Conclusion: The issue is answered in favour of the petitioner. Condition no. 7 was unsustainable to the extent it imposed undisclosed liabilities on the auction purchaser.
Issue (iii): Whether the State authorities could enforce the original lessee's tax dues against the auction purchaser despite the statutory priority of secured creditors and the absence of recovery steps under the VAT regime.
Analysis: Section 26E of the SARFAESI Act, 2002 gives secured creditors priority over all other debts, including taxes and cesses.

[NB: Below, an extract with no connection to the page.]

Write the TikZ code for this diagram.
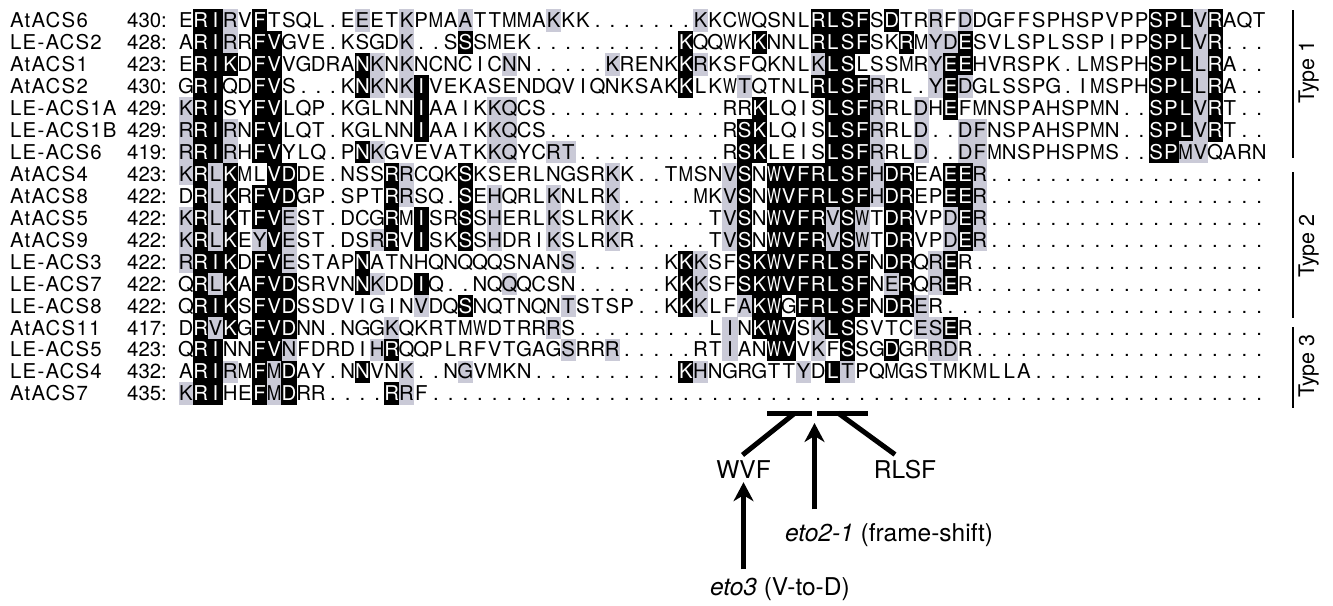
\documentclass[tikz,border=0pt]{standalone}
\usepackage{fontspec}
\setmainfont{TeX Gyre Heros}
\newfontfamily\namefont[LetterSpace=6]{TeX Gyre Heros}
\usepackage{graphicx}
\usetikzlibrary{arrows.meta,calc}
\definecolor{alngray}{RGB}{202,202,215}
\tikzset{
  resid/.style={anchor=base,inner sep=0pt,font=\fontsize{20.4}{24}\selectfont},
  lab/.style={anchor=base west,inner sep=0pt,font=\fontsize{20.4}{24}\selectfont},
  annot/.style={anchor=base,inner sep=0pt,font=\fontsize{24.5}{28}\selectfont},
  typ/.style={anchor=base,inner sep=0pt,rotate=90,font=\fontsize{21.5}{25}\selectfont},
  barline/.style={line width=5pt},
  brk/.style={line width=2.8pt},
  arr/.style={line width=4.5pt,-{Stealth[length=19pt,width=20pt,inset=6pt]}}
}
\newcommand\alnglyph[1]{\if W#1\scalebox{0.72}[1]{W}\else\if M#1\scalebox{0.86}[1]{M}\else#1\fi\fi}
\newcommand\alnchar[4]{\node[resid,text=#4] (#4r#2c#1) at ({171.35+14.7*#1},{27.7+21.95*(#2-1)}) {\alnglyph{#3}};}
\newcommand\alnbox[3]{\fill[#3] ({178.5+14.7*(#1-1)},{9.3+21.95*(#2-1)}) rectangle ++(15.1,22.45);}
\newcommand\alnlabel[3]{\node[lab] (name#1) at (10,{27.7+21.95*(#1-1)}) {\namefont #2};\node[lab] (num#1) at (127,{27.7+21.95*(#1-1)}) {#3:};}
\ExplSyntaxOn
\NewDocumentCommand \alnrow { m m m m }
  {
    \clist_map_inline:nn {#4} { \alnbox {##1} {#1} {alngray} }
    \int_step_inline:nn { 74 }
      {
        \clist_if_in:nnF {#3} {##1}
          {
            \int_compare:nNnTF {##1} > { \str_count:n {#2} }
              { \alnchar {##1} {#1} {.} {black} }
              { \use:e { \exp_not:N \alnchar {##1} {#1} { \str_item:nn {#2} {##1} } {black} } }
          }
      }
    \clist_map_inline:nn {#3}
      {
        \alnbox {##1} {#1} {black}
        \use:e { \exp_not:N \alnchar {##1} {#1} { \str_item:nn {#2} {##1} } {white} }
      }
  }
\ExplSyntaxOff
\begin{document}
\begin{tikzpicture}[x=1pt,y=-1pt]
\useasboundingbox (0,0) rectangle (1333,605);
\alnlabel{1}{AtACS6}{430}
\alnlabel{2}{LE-ACS2}{428}
\alnlabel{3}{AtACS1}{423}
\alnlabel{4}{AtACS2}{430}
\alnlabel{5}{LE-ACS1A}{429}
\alnlabel{6}{LE-ACS1B}{429}
\alnlabel{7}{LE-ACS6}{419}
\alnlabel{8}{AtACS4}{423}
\alnlabel{9}{AtACS8}{422}
\alnlabel{10}{AtACS5}{422}
\alnlabel{11}{AtACS9}{422}
\alnlabel{12}{LE-ACS3}{422}
\alnlabel{13}{LE-ACS7}{422}
\alnlabel{14}{LE-ACS8}{422}
\alnlabel{15}{AtACS11}{417}
\alnlabel{16}{LE-ACS5}{423}
\alnlabel{17}{LE-ACS4}{432}
\alnlabel{18}{AtACS7}{435}
\alnrow{1}{ERIRVFTSQL.EEETKPMAATTMMAKKK.......KKCWQSNLRLSFSDTRRFDDGFFSPHSPVPPSPLVRAQT}{2,3,6,44,45,46,47,49,67,68,69,71}{4,13,16,20,26,36,52,54,70}
\alnrow{2}{ARIRRFVGVE.KSGDK..SSSMEK..........KQQWKKNNLRLSFSKRMYDESVLSPLSSPIPPSPLVR...}{2,3,6,7,20,35,40,44,45,46,47,50,54,67,68,69,71}{4,16,52,53,70}
\alnrow{3}{ERIKDFVVGDRANKNKNCNCICNN.....KRENKKRKSFQKNLKLSLSSMRYEEHVRSPK.LMSPHSPLLRA..}{2,3,4,6,7,13,35,45,46,53,54,67,68,69,71}{14,16,23,30,36,44,52,70}
\alnrow{4}{GRIQDFVS...KNKNKIVEKASENDQVIQNKSAKKLKWTQTNLRLSFRRL.YEDGLSSPG.IMSPHSPLLRA..}{2,3,6,7,13,17,35,44,45,46,47,53,67,68,69,71}{14,16,39,48,52,54,70}
\alnrow{5}{KRISYFVLQP.KGLNNIAAIKKQCS............RRKLQISLSFRRLDHEFMNSPAHSPMN..SPLVRT..}{2,3,6,7,17,40,45,46,47,53,67,68,69,71}{1,22,23,48,51,70}
\alnrow{6}{RRIRNFVLQT.KGLNNIAAIKKQCS............RSKLQISLSFRRLD..DFNSPAHSPMN..SPLVRT..}{2,3,6,7,17,39,40,45,46,47,67,68,69,71}{1,4,22,23,48,51,54,55,70}
\alnrow{7}{RRIRHFVYLQ.PNKGVEVATKKQYCRT..........RSKLEISLSFRRLD..DFMNSPHSPMS..SPMVQARN}{2,3,6,7,13,39,40,45,46,47,67,68}{1,4,14,22,23,26,27,48,51,54,55,69,70}
\alnrow{8}{KRLKMLVDDE.NSSRRCQKSKSERLNGSRKK..TMSNVSNWVFRLSFHDREAEER}{2,4,7,8,15,20,39,41,42,43,44,45,46,47,49,50,53,54}{1,3,16,30,38,48,55}
\alnrow{9}{DRLKRFVDGP.SPTRRSQ.SEHQRLKNLRK.....MKVSNWVFRLSFHDREPEER}{2,4,6,7,8,15,20,39,41,42,43,44,45,46,47,49,50,53,54}{3,16,22,26,30,38,48,55}
\alnrow{10}{KRLKTFVEST.DCGRMISRSSHERLKSLRKK.....TVSNWVFRVSWTDRVPDER}{2,4,6,7,15,17,20,39,41,42,43,44,46,49,50,54}{1,3,8,22,26,30,38,45,47,53,55}
\alnrow{11}{KRLKEYVEST.DSRRVISKSSHDRIKSLRKR.....TVSNWVFRVSWTDRVPDER}{2,4,7,15,17,20,39,41,42,43,44,46,49,50,54}{1,3,6,8,14,22,26,30,38,45,47,53,55}
\alnrow{12}{RRIKDFVESTAPNATNHQNQQQSNANS......KKKSFSKWVFRLSFNDRQRER}{2,3,4,6,7,13,35,39,40,41,42,43,44,45,46,47,49,50,53}{1,8,27,36,52}
\alnrow{13}{QRLKAFVDSRVNNKDDIQ..NQQQCSN......KKKSFSKWVFRLSFNERQRER}{2,4,6,7,8,13,17,35,39,40,41,42,43,44,45,46,47,50,53}{3,14,23,36,49,52}
\alnrow{14}{QRIKSFVDSSDVIGINVDQSNQTNQNTSTSP..KKKLFAKWGFRLSFNDRER}{2,3,4,6,7,8,20,35,40,41,43,44,45,46,47,49,50}{17,27,36,39,51}
\alnrow{15}{DRVKGFVDNN.NGGKQKRTMWDTRRRS.........LINKWVSKLSSVTCESER}{2,4,6,7,8,40,41,42,45,46,53}{3,15,26,38,44,51,52}
\alnrow{16}{QRINNFVNFDRDIHRQQPLRFVTGAGSRRR.....RTIANWVVKFSSGDGRRDR}{2,3,6,7,15,41,42,46,49}{8,14,27,30,38,44,52,53}
\alnrow{17}{ARIRMFMDAY.NNVNK..NGVMKN..........KHNGRGTTYDLTPQMGSTMKMLLA}{2,3,6,8,13,35,45}{4,7,16,20,36,43,46}
\alnrow{18}{KRIHEFMDRR....RRF}{2,3,6,8,15}{1,7,16}
% type brackets
\coordinate (t1a) at (1293,10);  \coordinate (t1b) at (1293,158);
\coordinate (t2a) at (1293,172); \coordinate (t2b) at (1293,318);
\coordinate (t3a) at (1293,327); \coordinate (t3b) at (1293,408);
\draw[brk] (t1a) -- (t1b);
\draw[brk] (t2a) -- (t2b);
\draw[brk] (t3a) -- (t3b);
\node[typ] (type1) at (1314,72) {Type 1};
\node[typ] (type2) at (1314,246) {Type 2};
\node[typ] (type3) at (1314,366) {Type 3};
% motif annotation
\node[annot] (wvf) at (743.5,478) {WVF};
\node[annot] (rlsf) at (905,478) {RLSF};
\node[annot,anchor=base west] (eto2) at (785,541.5) {\textit{eto2-1} (frame-shift)};
\node[annot,anchor=base west] (eto3) at (710,595) {\textit{eto3} (V-to-D)};
\coordinate (bar1l) at (767,413); \coordinate (bar1r) at (812,413);
\coordinate (bar2l) at (817,413); \coordinate (bar2r) at (868,413);
\coordinate (d1) at (795,413); \coordinate (d2) at (838,413);
\coordinate (gap) at ($(bar1r)!0.5!(bar2l)+(0,10)$);
\draw[barline] (bar1l) -- (bar1r);
\draw[barline] (bar2l) -- (bar2r);
\draw[barline] (d1) -- ($(wvf.north)+(-1,-5)$);
\draw[barline] (d2) -- ($(rlsf.north)+(-10,-5)$);
\draw[arr] ($(eto2.north -| gap)+(0,-14)$) -- (gap);
\draw[arr] ($(eto3.north -| wvf.south)+(0,-7.5)$) -- ($(wvf.south)+(0,4)$);
\end{tikzpicture}
\end{document}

The State authorities had not shown that they had registered their claim or attachment in the Central Registry as contemplated by Section 26B(4) of the SARFAESI Act, 2002, nor had they taken timely statutory recovery action under the Himachal Pradesh Value Added Tax Act, 2005 against the original lessee or its directors. In these circumstances, the State could not shift its inaction and recovery burden onto the auction purchaser. The later condition could not override the statutory priority and the rights crystallized in favour of the auction purchaser on issuance of the sale certificate.
Conclusion: The issue is answered in favour of the petitioner. The State could not enforce the original lessee's tax dues against the auction purchaser in the manner attempted.
Final Conclusion: The writ petition succeeded. The impugned condition fastening the original lessee's tax liability on the auction purchaser was quashed, and the respondents were directed to recognize the petitioner's leasehold rights in the auctioned industrial plots and make the corresponding revenue entries.
Ratio Decidendi: A bona fide auction purchaser of secured immovable property under the SARFAESI regime takes the property free of undisclosed pre-existing business tax liabilities of the borrower, and such liabilities cannot be shifted post-sale unless they were disclosed in accordance with the Rules or otherwise lawfully fastened on the purchaser under a specific statutory provision.